The Clojure interface functions for these classes are very regular. In fact, they're almost boilerplate. Unfortunately, they're also a little redundant. Option names are repeated in the functions' parameter list, the default values for those parameters, and where the parameters are fed into the options array. It would be better to have one place for a specification of each option, its name, its flag, its semantics, and its default value.

This is a perfect application of Clojure's macro system. The data to create the functions can be transformed into the function definition, which is then compiled into the interface function.

The final product of this is the defanalysis macro, which takes the name of the function, the class, the method it's based on, and the options it accepts. We'll see several uses of it later in this chapter.

Unfortunately, at almost 40 lines, this system is a little long and disruptive to include here, however interesting it may be. You can find this in the src/sentiment/weka.clj file in the code download, and I have discussed it in a bit more length in Clojure Data Analysis Cookbook, Packt Publishing.

We do still need to convert the HotelReview records that we loaded earlier into a WekaInstances collection. We'll need to do this several times as we train and test the classifiers, and this will provide us with a somewhat shorter example of interacting with Weka.

To store a data matrix, Weka uses an Instances object. This implements a number of standard Java collection interfaces, and it holds objects that implement the Instance interface, such as DenseInstance or SparseInstance.

Instances also keep track of which fields each item has in its collection of Attribute objects. To create these, we'll populate ArrayList with all of the features that we accumulated in the feature index. We'll also create a feature for the ratings and add it to ArrayList. We'll return both the full collection of the attributes and the single attribute for the review's rating:

(defn instances-attributes [f-index]
  (let [attrs (->> f-index
                (sort-by second)
                (map #(Attribute. (first %)))
ArrayList.)
review (Attribute. "review-rating"
                           (ArrayList. ["+" "-"]))]
    (.add attrs review)
    [attrs review]))

(At this point, we're hardcoding the markers for the sentiments as a plus sign and a negative sign.
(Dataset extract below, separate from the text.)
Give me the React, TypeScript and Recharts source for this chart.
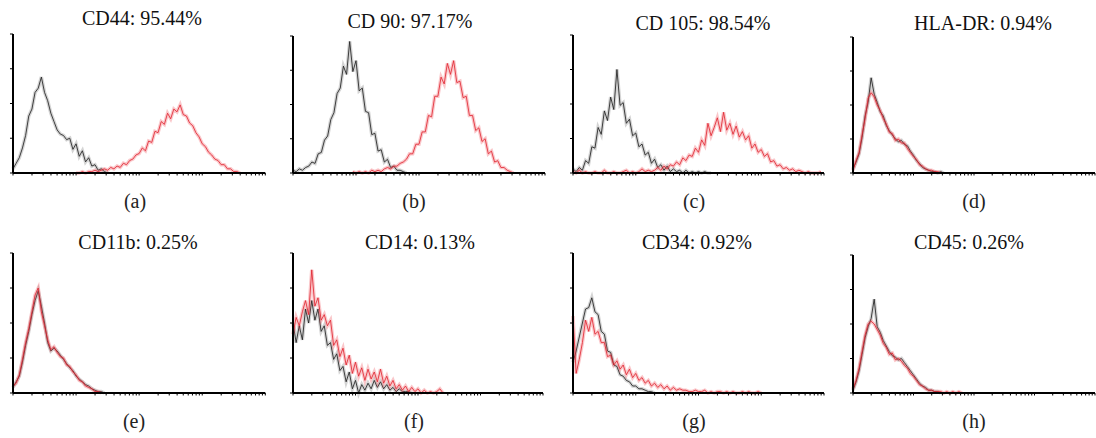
import { LineChart, Line, XAxis, YAxis } from 'recharts'

// fluorescence axis in decades (10^0 .. 10^4), one point every 0.05 decade
const STEP = 0.05
const xTicks = [0, 1, 2, 3]
  .flatMap(d => [1, 2, 3, 4, 5, 6, 7, 8, 9].map(k => d + Math.log10(k)))
  .concat([4])
const yTicks = [0, 25, 50, 75, 100]

// isotype control (black) and marker (red) counts, % of panel height
const cd44Iso = [3, 7, 11, 18, 27, 41, 46, 58, 61, 69, 58, 52, 43, 37, 31, 28, 27, 24, 25, 17, 21, 12, 16, 8, 11, 5, 6, 2, 3, 1, 0]
const cd44 = [0, 0, 1, 0, 1, 1, 2, 1, 2, 3, 2, 4, 3, 5, 4, 7, 6, 9, 10, 13, 14, 18, 16, 23, 22, 30, 29, 37, 35, 43, 39, 46, 44, 49, 42, 41, 36, 34, 29, 26, 21, 19, 15, 13, 10, 9, 6, 6, 3, 3, 1, 1, 0]

const cd90Iso = [2, 1, 3, 2, 4, 5, 8, 7, 14, 15, 24, 27, 39, 44, 58, 62, 78, 72, 96, 74, 82, 60, 62, 45, 44, 28, 29, 16, 17, 8, 10, 4, 5, 2, 2, 1, 0]
const cd90 = [1, 0, 1, 0, 1, 0, 2, 1, 2, 1, 3, 4, 3, 5, 5, 7, 8, 10, 14, 14, 21, 21, 30, 30, 42, 41, 56, 56, 70, 65, 80, 72, 82, 66, 67, 55, 56, 42, 42, 31, 33, 23, 25, 14, 16, 8, 9, 4, 4, 2, 1, 0]

const cd105Iso = [3, 1, 4, 2, 9, 7, 19, 18, 33, 28, 45, 38, 55, 46, 75, 49, 51, 36, 39, 27, 29, 19, 21, 13, 15, 7, 10, 4, 6, 2, 5, 1, 3, 1, 2, 0, 2, 0, 1, 0, 1, 0, 1, 0, 0]
const cd105 = [1, 0, 2, 0, 1, 0, 0, 1, 0, 0, 2, 0, 0, 1, 0, 0, 1, 2, 0, 1, 0, 1, 3, 1, 2, 1, 2, 4, 2, 5, 3, 6, 5, 8, 6, 11, 9, 13, 12, 18, 15, 24, 20, 36, 27, 33, 40, 30, 44, 31, 36, 28, 34, 26, 30, 24, 27, 18, 21, 15, 17, 12, 14, 8, 9, 5, 6, 3, 4, 2, 3, 1, 2, 1, 0, 1, 0, 0, 0, 1]

const hladrIso = [3, 8, 14, 26, 42, 52, 70, 58, 52, 45, 42, 35, 31, 28, 25, 23, 24, 21, 20, 16, 13, 9, 7, 4, 3, 2, 1, 1, 0, 1, 0]
const hladr = [2, 9, 15, 28, 40, 55, 59, 56, 50, 46, 40, 36, 30, 29, 24, 25, 22, 22, 18, 15, 12, 10, 6, 5, 3, 2, 2, 1, 1, 0]

const cd11bIso = [4, 8, 12, 22, 34, 44, 56, 66, 73, 62, 50, 36, 30, 32, 30, 27, 24, 21, 18, 16, 12, 10, 8, 6, 5, 3, 2, 1, 1, 0]
const cd11b = [5, 7, 13, 24, 36, 46, 58, 70, 75, 58, 48, 38, 31, 33, 29, 26, 25, 20, 19, 15, 13, 9, 8, 5, 4, 3, 1, 1, 0]

const cd14Iso = [50, 36, 48, 38, 60, 50, 66, 52, 60, 44, 48, 34, 36, 24, 28, 16, 19, 8, 15, 3, 9, 0, 6, 2, 7, 3, 9, 4, 8, 3, 6, 2, 4, 1, 3, 1, 1, 1, 0]
const cd14 = [42, 54, 48, 58, 66, 56, 88, 62, 68, 52, 56, 48, 52, 34, 38, 26, 32, 20, 27, 14, 22, 12, 18, 9, 17, 10, 15, 8, 17, 7, 12, 5, 9, 3, 6, 2, 5, 1, 4, 1, 3, 0, 2, 0, 1, 0, 1, 3, 0]

const cd34Iso = [22, 30, 40, 50, 60, 61, 68, 58, 56, 44, 42, 30, 29, 20, 19, 13, 12, 9, 8, 5, 5, 3, 3, 2, 1, 1, 0]
const cd34 = [55, 14, 24, 36, 52, 44, 54, 42, 44, 36, 36, 26, 27, 20, 23, 17, 20, 13, 17, 11, 14, 9, 11, 7, 9, 5, 7, 4, 6, 3, 5, 2, 4, 2, 3, 2, 2, 1, 1, 2, 1, 1, 2, 0, 1, 0, 1, 1, 0, 1, 0, 1, 0, 0, 1, 0, 1, 0, 0, 1, 0]

const cd45Iso = [2, 8, 16, 28, 40, 48, 54, 68, 48, 44, 38, 34, 30, 27, 26, 24, 25, 22, 19, 16, 13, 10, 7, 5, 4, 2, 2, 1, 1, 0]
const cd45 = [3, 9, 18, 30, 42, 50, 52, 50, 46, 42, 36, 33, 28, 29, 24, 25, 23, 20, 18, 14, 12, 9, 6, 5, 3, 2, 2, 1, 1, 1, 0, 1, 0, 1, 0, 1, 0]

const titles = ['CD44: 95.44%', 'CD 90: 97.17%', 'CD 105: 98.54%', 'HLA-DR: 0.94%', 'CD11b: 0.25%', 'CD14: 0.13%', 'CD34: 0.92%', 'CD45: 0.26%']
const tags = ['(a)', '(b)', '(c)', '(d)', '(e)', '(f)', '(g)', '(h)']
const blacks = [cd44Iso, cd90Iso, cd105Iso, hladrIso, cd11bIso, cd14Iso, cd34Iso, cd45Iso]
const reds = [cd44, cd90, cd105, hladr, cd11b, cd14, cd34, cd45]
const redStarts = [20, 19, 0, 0, 0, 0, 0, 0]

// layout of each small panel (plot box in page pixels)
const boxes = [
  { x: 12.7, top: 34, bottom: 173, right: 265, tx: 142, ty: 18, gx: 135, gy: 201 },
  { x: 293, top: 36, bottom: 173, right: 545, tx: 410, ty: 21, gx: 414, gy: 201 },
  { x: 573, top: 35, bottom: 173, right: 824, tx: 703, ty: 23, gx: 694, gy: 201 },
  { x: 853, top: 37, bottom: 173, right: 1095, tx: 983, ty: 23, gx: 974, gy: 201 },
  { x: 12.7, top: 253, bottom: 393, right: 265, tx: 138, ty: 242, gx: 134, gy: 421 },
  { x: 293, top: 253, bottom: 393, right: 543, tx: 420, ty: 242, gx: 414, gy: 421 },
  { x: 573, top: 253, bottom: 393, right: 824, tx: 697, ty: 242, gx: 694, gy: 421 },
  { x: 853, top: 255, bottom: 393, right: 1095, tx: 969, ty: 242, gx: 974, gy: 421 },
]

const AX = 6, MT = 4, MR = 2
const serif = '"Liberation Serif", "DejaVu Serif", serif'
const noLabel = () => <g />

function buildRows(black: number[], red: number[], rs: number) {
  const n = Math.max(black.length, rs + red.length)
  const rows = []
  for (let i = 0; i < n; i++) {
    rows.push({
      x: i * STEP,
      k: i < black.length ? black[i] : null,
      r: i >= rs && i < rs + red.length ? red[i - rs] : null,
    })
  }
  return rows
}

function Panel({ idx }: { idx: number }) {
  const b = boxes[idx]
  const w = b.right - b.x
  const h = b.bottom - b.top
  const data = buildRows(blacks[idx], reds[idx], redStarts[idx])
  return (
    <>
      <div style={{ position: 'absolute', left: b.x - AX, top: b.top - MT }}>
        <LineChart width={w + AX + MR} height={h + MT + AX} data={data}
          margin={{ top: MT, right: MR, bottom: 0, left: 0 }}>
          <XAxis dataKey="x" type="number" domain={[0, 4]} ticks={xTicks} height={AX}
            tick={noLabel} tickSize={2.5} axisLine={{ stroke: '#000', strokeWidth: 2 }}
            tickLine={{ stroke: '#000', strokeWidth: 1 }} interval={0} />
          <YAxis type="number" domain={[0, 100]} ticks={yTicks} width={AX}
            tick={noLabel} tickSize={3} axisLine={{ stroke: '#000', strokeWidth: 2 }}
            tickLine={{ stroke: '#000', strokeWidth: 1 }} interval={0} />
          <Line dataKey="k" stroke="#555" strokeWidth={3.5} strokeOpacity={0.25}
            dot={false} isAnimationActive={false} />
          <Line dataKey="k" stroke="#222" strokeWidth={1} strokeOpacity={0.85}
            dot={false} isAnimationActive={false} />
          <Line dataKey="r" stroke="#ee4450" strokeWidth={3.5} strokeOpacity={0.3}
            dot={false} isAnimationActive={false} />
          <Line dataKey="r" stroke="#e0202c" strokeWidth={1} strokeOpacity={0.8}
            dot={false} isAnimationActive={false} />
        </LineChart>
      </div>
      <div style={{ position: 'absolute', left: b.tx, top: b.ty, transform: 'translate(-50%, -50%)',
        whiteSpace: 'nowrap', fontFamily: serif, fontSize: 20, lineHeight: 1, color: '#111' }}>
        {titles[idx]}
      </div>
      <div style={{ position: 'absolute', left: b.gx, top: b.gy, transform: 'translate(-50%, -50%)',
        whiteSpace: 'nowrap', fontFamily: serif, fontSize: 20, lineHeight: 1, color: '#222' }}>
        {tags[idx]}
      </div>
    </>
  )
}

export default function App() {
  return (
    <div style={{ position: 'absolute', left: 0, top: 0, width: 1096, height: 438, background: '#fff' }}>
      {titles.map((_, i) => <Panel key={i} idx={i} />)}
    </div>
  )
}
However, these could easily be made into parameters for a more flexible system.)

Each hotel review itself can be converted separately. As most documents will only have a fraction of the full number of features, we'll use SparseInstance. Sparse vectors are more memory efficient if most of the values in the instance are zero. If the feature is nonzero in the feature vector, we'll set it in Instance. Finally, we'll also set the rating attribute as follows:

(defn review->instance [attrs review]
  (let [i (SparseInstance. (.size attrs))]
    (doseq [[attr value] (map vector attrs (:feature-vec review))]
      (when-not (zero? value)
        (.setValueiattr (double value))))
    (.setValuei (last attrs) (:rating review))
i))

With these, we can populate Instances with the data from the HotelReview records:

(defn ->instances
  ([f-index review-coll]
   (->instances f-index review-coll "hotel-reviews"))
  ([f-index review-coll name]
   (let [[attrs review] (instances-attributes f-index)
instances (Instances. name attrs (count review-coll))]
     (doseq [review review-coll]
       (let [i (review->instance attrs review)]
         (.add instances i)))
     (.setClass instances review)
instances)))

Now we can define some functions to sit between the cross-validation functions we defined earlier and the Weka interface functions.

Connecting Weka and cross-validation

The first of these functions will classify an instance and determine which rating symbol it is classified by (+ or -), given the distribution of probabilities for each category. This function is used to run the classifier on all data in an Instances object:

(defn run-instance [classifier instances instance]
  (let [dist (.distributionForInstance classifier instance)
i (first (apply max-key second
                       (map vector (range) dist)))]
    (.. instances classAttribute (value i))))
(defn run-classifier [classifier instances]
  (map #(run-instance classifier instances %) instances))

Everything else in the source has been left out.